The overall flow here is this:
Read in the images and convert to gray/resize. Extract features with cv2 goodfeaturestotrack from both images. Use cv2 calcOpticalFlowPyrLK to find matching points. Convert the p1 points (starting image) to (x,y,z) with z for all points set as 0. Resolve cv2 PnPRansac to get the rotation and translation vectors. Convert angles from radians to degrees.
> def function(mtx,dist):
>
>
> #feature dictionary
> feature_params = dict( maxCorners = 100,
> qualityLevel = 0.3,
> minDistance = 7,
> blockSize = 7 )
> lk_params = dict( winSize = (15,15),
> maxLevel = 2,
> criteria = (cv2.TERM_CRITERIA_EPS |
> cv2.TERM_CRITERIA_COUNT, 10, 0.03))
>
>
> #image 1
> image_1=cv2.imread("/Users/johnmcconnell/Desktop/Test_images/Test_image.jpg")

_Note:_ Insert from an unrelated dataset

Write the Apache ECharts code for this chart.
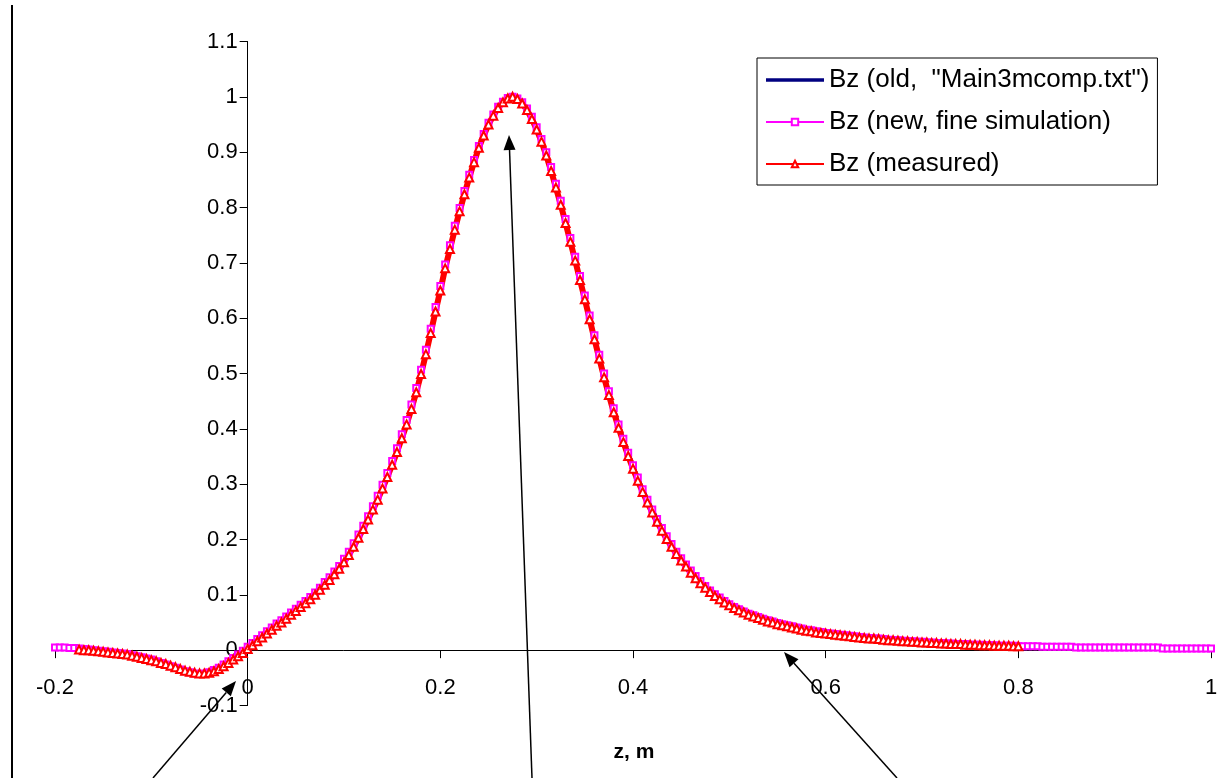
<!DOCTYPE html>
<html><head><meta charset="utf-8">
<script src="https://cdn.jsdelivr.net/npm/echarts@6/dist/echarts.min.js"></script>
<style>html,body{margin:0;padding:0;background:#fff}#c{width:1227px;height:778px}</style>
</head><body><div id="c"></div>
<script>
// ---------------- data ----------------
const seriesNames = ['Bz (old,  "Main3mcomp.txt")', 'Bz (new, fine simulation)', 'Bz (measured)'];
const xAxisName = 'z, m';

const zOld = [
-0.20,-0.19,-0.18,-0.17,-0.16,-0.15,-0.14,-0.13,-0.12,-0.11,
-0.10,-0.09,-0.08,-0.07,-0.06,-0.05,-0.04,-0.03,-0.02,-0.01,
0.00,0.01,0.02,0.03,0.04,0.05,0.06,0.07,0.08,0.09,
0.10,0.11,0.12,0.13,0.14,0.15,0.16,0.17,0.18,0.19,
0.20,0.21,0.22,0.23,0.24,0.25,0.26,0.27,0.28,0.29,
0.30,0.31,0.32,0.33,0.34,0.35,0.36,0.37,0.38,0.39,
0.40,0.41,0.42,0.43,0.44,0.45,0.46,0.47,0.48,0.49,
0.50,0.51,0.52,0.53,0.54,0.55,0.56,0.57,0.58,0.59,
0.60,0.61,0.62,0.63,0.64,0.65,0.66,0.67,0.68,0.69,
0.70,0.71,0.72,0.73,0.74,0.75,0.76,0.77,0.78,0.79,
0.80,0.81,0.82,0.83,0.84,0.85,0.86,0.87,0.88,0.89,
0.90,0.91,0.92,0.93,0.94,0.95,0.96,0.97,0.98,0.99,
1.00];
const bzOld = [
0.004,0.004,0.003,0.001,-0.001,-0.003,-0.005,-0.007,-0.010,-0.014,
-0.018,-0.023,-0.028,-0.034,-0.039,-0.042,-0.041,-0.034,-0.022,-0.010,
0.003,0.017,0.031,0.045,0.058,0.072,0.086,0.102,0.120,0.140,
0.162,0.190,0.223,0.258,0.296,0.339,0.387,0.441,0.505,0.579,
0.656,0.731,0.798,0.858,0.911,0.952,0.981,0.998,0.998,0.980,
0.947,0.900,0.842,0.776,0.708,0.638,0.567,0.500,0.438,0.384,
0.335,0.293,0.256,0.222,0.190,0.164,0.142,0.123,0.107,0.093,
0.082,0.073,0.065,0.059,0.053,0.048,0.044,0.040,0.036,0.033,
0.030,0.028,0.026,0.024,0.022,0.021,0.019,0.018,0.016,0.015,
0.014,0.013,0.012,0.011,0.011,0.010,0.009,0.009,0.008,0.008,
0.007,0.006,0.006,0.005,0.005,0.004,0.004,0.004,0.003,0.003,
0.003,0.002,0.002,0.002,0.002,0.001,0.001,0.001,0.001,0.001,
0.001];

const zNew = [
-0.200,-0.195,-0.190,-0.185,-0.180,-0.175,-0.170,-0.165,-0.160,-0.155,
-0.150,-0.145,-0.140,-0.135,-0.130,-0.125,-0.120,-0.115,-0.110,-0.105,
-0.100,-0.095,-0.090,-0.085,-0.080,-0.075,-0.070,-0.065,-0.060,-0.055,
-0.050,-0.045,-0.040,-0.035,-0.030,-0.025,-0.020,-0.015,-0.010,-0.005,
0.000,0.005,0.010,0.015,0.020,0.025,0.030,0.035,0.040,0.045,
0.050,0.055,0.060,0.065,0.070,0.075,0.080,0.085,0.090,0.095,
0.100,0.105,0.110,0.115,0.120,0.125,0.130,0.135,0.140,0.145,
0.150,0.155,0.160,0.165,0.170,0.175,0.180,0.185,0.190,0.195,
0.200,0.205,0.210,0.215,0.220,0.225,0.230,0.235,0.240,0.245,
0.250,0.255,0.260,0.265,0.270,0.275,0.280,0.285,0.290,0.295,
0.300,0.305,0.310,0.315,0.320,0.325,0.330,0.335,0.340,0.345,
0.350,0.355,0.360,0.365,0.370,0.375,0.380,0.385,0.390,0.395,
0.400,0.405,0.410,0.415,0.420,0.425,0.430,0.435,0.440,0.445,
0.450,0.455,0.460,0.465,0.470,0.475,0.480,0.485,0.490,0.495,
0.500,0.505,0.510,0.515,0.520,0.525,0.530,0.535,0.540,0.545,
0.550,0.555,0.560,0.565,0.570,0.575,0.580,0.585,0.590,0.595,
0.600,0.605,0.610,0.615,0.620,0.625,0.630,0.635,0.640,0.645,
0.650,0.655,0.660,0.665,0.670,0.675,0.680,0.685,0.690,0.695,
0.700,0.705,0.710,0.715,0.720,0.725,0.730,0.735,0.740,0.745,
0.750,0.755,0.760,0.765,0.770,0.775,0.780,0.785,0.790,0.795,
0.800,0.805,0.810,0.815,0.820,0.825,0.830,0.835,0.840,0.845,
0.850,0.855,0.860,0.865,0.870,0.875,0.880,0.885,0.890,0.895,
0.900,0.905,0.910,0.915,0.920,0.925,0.930,0.935,0.940,0.945,
0.950,0.955,0.960,0.965,0.970,0.975,0.980,0.985,0.990,0.995,
1.000];
const bzNew = [
0.005,0.005,0.005,0.004,0.004,0.003,0.002,0.001,0.000,-0.001,
-0.002,-0.003,-0.004,-0.005,-0.006,-0.007,-0.009,-0.011,-0.013,-0.015,
-0.017,-0.020,-0.023,-0.026,-0.029,-0.032,-0.035,-0.038,-0.040,-0.042,
-0.043,-0.042,-0.040,-0.036,-0.032,-0.026,-0.020,-0.014,-0.008,-0.001,
0.006,0.013,0.020,0.027,0.034,0.041,0.048,0.054,0.061,0.068,
0.075,0.082,0.089,0.096,0.104,0.113,0.123,0.132,0.142,0.152,
0.165,0.178,0.193,0.209,0.225,0.242,0.260,0.279,0.299,0.320,
0.342,0.365,0.390,0.416,0.444,0.474,0.507,0.543,0.581,0.620,
0.658,0.697,0.732,0.767,0.799,0.830,0.859,0.886,0.911,0.933,
0.953,0.968,0.982,0.991,0.998,1.000,0.997,0.990,0.979,0.964,
0.945,0.924,0.900,0.873,0.843,0.812,0.779,0.745,0.711,0.676,
0.641,0.605,0.569,0.534,0.500,0.468,0.437,0.408,0.382,0.357,
0.334,0.312,0.291,0.272,0.254,0.237,0.221,0.206,0.192,0.178,
0.166,0.155,0.144,0.134,0.125,0.116,0.108,0.101,0.095,0.089,
0.083,0.078,0.074,0.070,0.066,0.063,0.060,0.057,0.054,0.052,
0.049,0.047,0.045,0.043,0.041,0.039,0.037,0.036,0.034,0.033,
0.031,0.030,0.029,0.028,0.027,0.026,0.025,0.024,0.023,0.022,
0.021,0.021,0.020,0.019,0.018,0.018,0.017,0.016,0.016,0.015,
0.015,0.014,0.014,0.013,0.013,0.012,0.012,0.011,0.011,0.011,
0.010,0.010,0.010,0.009,0.009,0.009,0.008,0.008,0.008,0.008,
0.007,0.007,0.007,0.007,0.007,0.006,0.006,0.006,0.006,0.006,
0.006,0.006,0.005,0.005,0.005,0.005,0.005,0.005,0.005,0.005,
0.005,0.005,0.005,0.005,0.005,0.005,0.005,0.005,0.005,0.005,
0.003,0.003,0.003,0.003,0.003,0.003,0.003,0.003,0.003,0.003,
0.003];

const zMeasured = [
-0.175,-0.170,-0.165,-0.160,-0.155,-0.150,-0.145,-0.140,-0.135,-0.130,
-0.125,-0.120,-0.115,-0.110,-0.105,-0.100,-0.095,-0.090,-0.085,-0.080,
-0.075,-0.070,-0.065,-0.060,-0.055,-0.050,-0.045,-0.040,-0.035,-0.030,
-0.025,-0.020,-0.015,-0.010,-0.005,0.000,0.005,0.010,0.015,0.020,
0.025,0.030,0.035,0.040,0.045,0.050,0.055,0.060,0.065,0.070,
0.075,0.080,0.085,0.090,0.095,0.100,0.105,0.110,0.115,0.120,
0.125,0.130,0.135,0.140,0.145,0.150,0.155,0.160,0.165,0.170,
0.175,0.180,0.185,0.190,0.195,0.200,0.205,0.210,0.215,0.220,
0.225,0.230,0.235,0.240,0.245,0.250,0.255,0.260,0.265,0.270,
0.275,0.280,0.285,0.290,0.295,0.300,0.305,0.310,0.315,0.320,
0.325,0.330,0.335,0.340,0.345,0.350,0.355,0.360,0.365,0.370,
0.375,0.380,0.385,0.390,0.395,0.400,0.405,0.410,0.415,0.420,
0.425,0.430,0.435,0.440,0.445,0.450,0.455,0.460,0.465,0.470,
0.475,0.480,0.485,0.490,0.495,0.500,0.505,0.510,0.515,0.520,
0.525,0.530,0.535,0.540,0.545,0.550,0.555,0.560,0.565,0.570,
0.575,0.580,0.585,0.590,0.595,0.600,0.605,0.610,0.615,0.620,
0.625,0.630,0.635,0.640,0.645,0.650,0.655,0.660,0.665,0.670,
0.675,0.680,0.685,0.690,0.695,0.700,0.705,0.710,0.715,0.720,
0.725,0.730,0.735,0.740,0.745,0.750,0.755,0.760,0.765,0.770,
0.775,0.780,0.785,0.790,0.795,0.800];
const bzMeasured = [
0.001,0.000,0.000,-0.001,-0.002,-0.003,-0.004,-0.005,-0.006,-0.007,
-0.008,-0.010,-0.012,-0.014,-0.016,-0.018,-0.020,-0.023,-0.025,-0.028,
-0.031,-0.034,-0.037,-0.039,-0.041,-0.042,-0.042,-0.041,-0.038,-0.034,
-0.029,-0.023,-0.017,-0.011,-0.005,0.002,0.009,0.016,0.023,0.030,
0.037,0.044,0.050,0.057,0.064,0.071,0.078,0.085,0.092,0.100,
0.109,0.118,0.127,0.137,0.147,0.159,0.172,0.187,0.203,0.219,
0.236,0.254,0.272,0.292,0.313,0.335,0.358,0.383,0.408,0.436,
0.466,0.499,0.535,0.573,0.612,0.650,0.690,0.725,0.760,0.793,
0.824,0.854,0.882,0.908,0.930,0.950,0.966,0.980,0.990,0.997,
1.000,0.996,0.988,0.976,0.960,0.941,0.919,0.894,0.866,0.836,
0.805,0.772,0.738,0.704,0.669,0.634,0.598,0.562,0.527,0.493,
0.461,0.430,0.402,0.376,0.351,0.328,0.306,0.286,0.267,0.249,
0.232,0.216,0.201,0.187,0.174,0.162,0.151,0.140,0.130,0.121,
0.113,0.105,0.098,0.092,0.086,0.081,0.076,0.072,0.068,0.064,
0.061,0.058,0.055,0.052,0.050,0.047,0.045,0.043,0.041,0.039,
0.037,0.035,0.034,0.032,0.031,0.030,0.029,0.028,0.027,0.026,
0.025,0.024,0.023,0.022,0.021,0.021,0.020,0.019,0.018,0.018,
0.017,0.016,0.016,0.015,0.015,0.014,0.014,0.013,0.013,0.012,
0.012,0.011,0.011,0.011,0.010,0.010,0.010,0.009,0.009,0.009,
0.008,0.008,0.008,0.008,0.007,0.007];

// ---------------- chart ----------------
function pairs(z, v) { return z.map(function (x, i) { return [x, v[i]]; }); }
const FONT = '"Liberation Sans", Arial, sans-serif';
const GRID = { left: 55, right: 16, top: 41.5, bottom: 72.5 };
const chart = echarts.init(document.getElementById('c'), null, { renderer: 'canvas' });

function arrow(x1, y1, x2, y2) {
  const dx = x2 - x1, dy = y2 - y1, L = Math.hypot(dx, dy), ux = dx / L, uy = dy / L;
  const hl = 15, hw = 6;
  const bx = x2 - ux * hl, by = y2 - uy * hl;
  return [
    { type: 'line', z: 100, silent: true, shape: { x1: x1, y1: y1, x2: bx, y2: by }, style: { stroke: '#000', lineWidth: 1.5 } },
    { type: 'polygon', z: 100, silent: true, shape: { points: [[x2, y2], [bx - uy * hw, by + ux * hw], [bx + uy * hw, by - ux * hw]] }, style: { fill: '#000' } }
  ];
}

const option = {
  animation: false,
  backgroundColor: '#fff',
  grid: { left: GRID.left, right: GRID.right, top: GRID.top, bottom: GRID.bottom, containLabel: false },
  xAxis: {
    type: 'value', min: -0.2, max: 1, interval: 0.2, offset: 0,
    axisLine: { show: true, onZero: false, lineStyle: { color: '#000', width: 1 } },
    axisTick: { show: true, inside: false, length: 8, lineStyle: { color: '#000', width: 1 } },
    axisLabel: { color: '#000', fontFamily: FONT, fontSize: 22, margin: 27 },
    splitLine: { show: false }
  },
  yAxis: {
    type: 'value', min: -0.1, max: 1.1, interval: 0.1, offset: 0,
    axisLine: { show: true, onZero: false, lineStyle: { color: '#000', width: 1 } },
    axisTick: { show: true, inside: false, length: 8, lineStyle: { color: '#000', width: 1 } },
    axisLabel: { color: '#000', fontFamily: FONT, fontSize: 22, margin: 10 },
    splitLine: { show: false }
  },
  legend: {
    orient: 'vertical', left: 757, top: 58,
    padding: [9, 8, 8, 8], itemGap: 16, itemWidth: 58, itemHeight: 8,
    borderColor: '#000', borderWidth: 1, backgroundColor: '#fff',
    textStyle: { fontFamily: FONT, fontSize: 26, color: '#000' },
    data: [
      { name: seriesNames[0], icon: 'path://M0,0 H58 V3.5 H0 Z', itemStyle: { color: '#000080' } },
      { name: seriesNames[1] },
      { name: seriesNames[2] }
    ]
  },
  series: [
    {
      name: seriesNames[0], type: 'line', data: pairs(zOld, bzOld), symbol: 'none',
      lineStyle: { color: '#000080', width: 3 }, itemStyle: { color: '#000080' }, silent: true
    },
    {
      name: seriesNames[1], type: 'line', data: pairs(zNew, bzNew), symbol: 'emptyRect', symbolSize: 6,
      lineStyle: { color: '#FF00FF', width: 1.5 }, itemStyle: { color: '#FF00FF', borderColor: '#FF00FF', borderWidth: 1.5 }, silent: true
    },
    {
      name: seriesNames[2], type: 'line', data: pairs(zMeasured, bzMeasured), symbol: 'emptyTriangle', symbolSize: 8,
      lineStyle: { color: '#FF0000', width: 6 }, itemStyle: { color: '#FF0000', borderColor: '#FF0000', borderWidth: 1.5 }, silent: true
    }
  ],
  graphic: [
    { type: 'line', silent: true, shape: { x1: 12, y1: 5, x2: 12, y2: 778 }, style: { stroke: '#000', lineWidth: 2 } },
    { type: 'text', silent: true, x: 634, y: 752, style: { text: xAxisName, font: 'bold 21px "Liberation Sans", Arial, sans-serif', fill: '#000', align: 'center', verticalAlign: 'middle' } }
  ].concat(arrow(153, 778, 236, 681), arrow(532, 778, 509, 135), arrow(897, 778, 784, 652))
};
chart.setOption(option);

// place each axis through the other axis' zero (axes cross at the origin, as in the reference)
const origin = chart.convertToPixel({ gridIndex: 0 }, [0, 0]);
const gridBottomY = 778 - GRID.bottom;
chart.setOption({
  xAxis: { offset: -(gridBottomY - origin[1]) },
  yAxis: { offset: -(origin[0] - GRID.left) }
});
</script>
</body></html>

> image_1=cv2.resize(image_1,(640,480))
> gray_1=cv2.cvtColor(image_1,cv2.COLOR_BGR2GRAY)
> p1=cv2.goodFeaturesToTrack(gray, mask = None, **feature_params)
>
> #image read in
> image_2=cv2.imread("/Users/johnmcconnell/Desktop/Test_images/Test_image.jpg")
> image_2=cv2.resize(image_2,(640,480))
> gray_2 = cv2.cvtColor(image_2,cv2.COLOR_BGR2GRAY)
> p2, st, err = cv2.calcOpticalFlowPyrLK(gray_1,
> gray_2, p1, None, **lk_params)
>
> #convert the old points to 3d
> zeros=np.zeros([len(p1),1],dtype=np.float)
> old_3d=np.dstack((p1, zeros))
>
> #get rotational and translation vector
> blank,rvecs, tvecs, inliers = cv2.solvePnPRansac(old_3d, p2, mtx,
> dist)
>
> rad=180/math.pi
>
> roll=rvecs[0]*rad
> pitch=rvecs[1]*rad
> yaw=rvecs[2]*rad
>
> print(roll)
> print(pitch)
> print(yaw)
> print(tvecs)
> function(mtx,dist)
Given the fact that I am using exactly the same image to run this sample calculation I was expecting rotation and translation vectors to be very close to zero. However they are quite high, take a look at the sample output below. Additionally with different images with a known translation the vectors are very wrong.
The question at hand is my method sound? Have I approached this problem right? Have I matched the points correctly? Is this level of noise normal or is there something I can do about it?